Estamos en la era de internet, de hacer películas con los aparatos que llevamos en el bolsillo para llamar. Según Haneke, Internet es la nueva religión, y una manera de tenernos incomunicados y ausentes de lo que ocurre a nuestro alrededor fuera de la pantalla; las tres dimensiones de la vida real pasan por nuestro lado mientras miramos videos de YouTube. En el film, tras esos primeros planos grabados con el móvil y en posición vertical- en un intento de parecer moderno- , pasamos al derrumbamiento de unas obras que predicen lo que vamos a ver a continuación.
Haneke sorprende una vez más con una obra fiel a su estilo sobrio pero que habla de temas que siempre ha plasmado en su cine. Obsesionado con las relaciones personales y la familia, en Happy End conocemos a una de clase alta cuyos miembros viven en la más absoluta incomunicación, aislados en sí mismos. El egoísmo puro de la clase burguesa que mira hacia otro lado cuando les hablan de refugiados y de una crisis que ni les ha rozado. Como suele ocurrir con el director austriaco, el espectador es sujeto omnipresente, pero ausente y externo de lo que les pasa a sus personajes. Aquí, un reparto coral encabezado por Isabell Huppert – pero solo en los créditos, esa niña roba el protagonismo a todos-, con unos personajes planos, cuyas acciones son siempre las mismas, y nosotros nos limitamos a ver lo que ocurre, impasibles.

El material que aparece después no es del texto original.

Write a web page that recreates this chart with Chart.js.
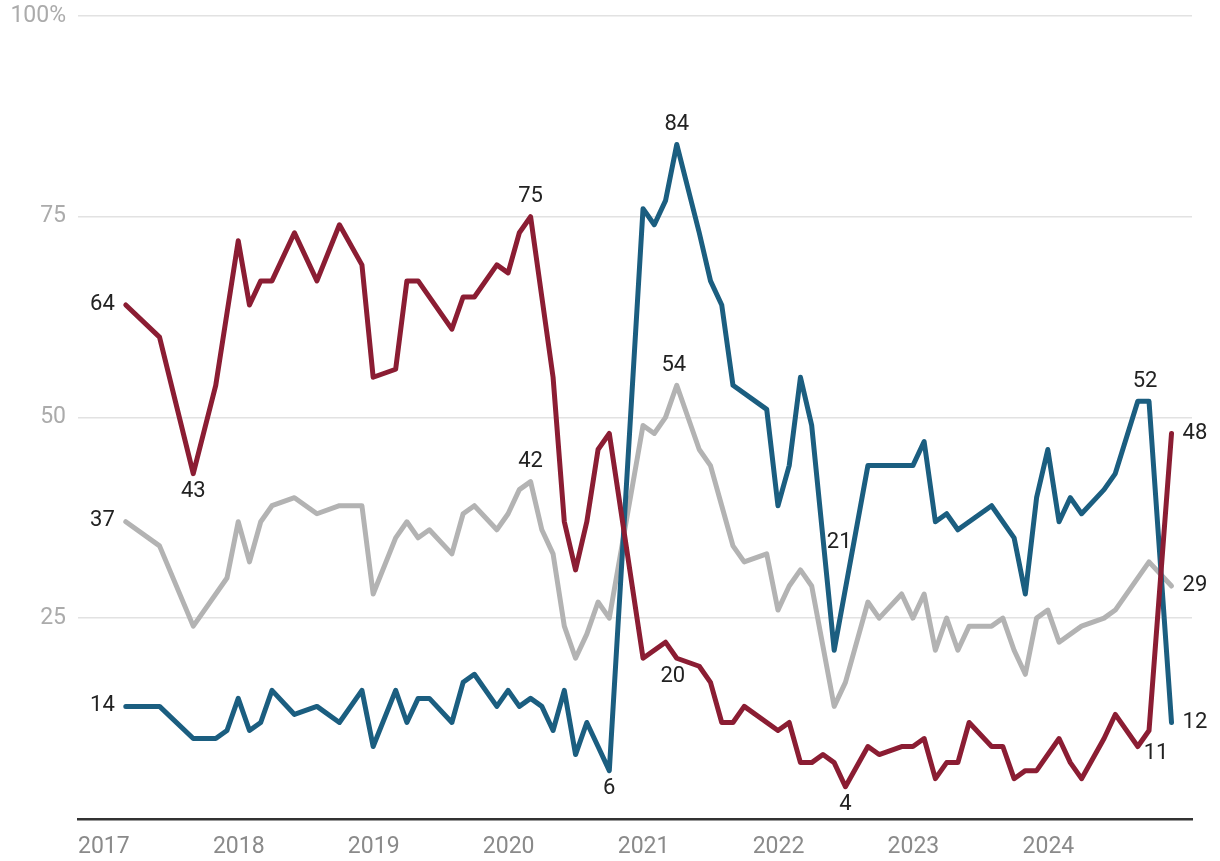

El problema es cuando parece que no pasa nada o lo que pasa ya lo hemos visto anteriormente con su propia firma. Asistimos así a temas universales que nos plantea, como es la muerte -de nuevo- como parte de la vida, con una frialdad tan característica suya que se transmite desde las imágenes, con la puesta en escena, el carácter abrupto de cada personaje y la luz neutra de cada plano. Tanto es así, que nos cuesta mucho encontrar algo de humanidad en Happy End, incluso algo que nos interese o nos invite a participar. Su propio carácter como autor parece que juega en su contra, con un frío Haneke que vuelve tras la brillante Amor.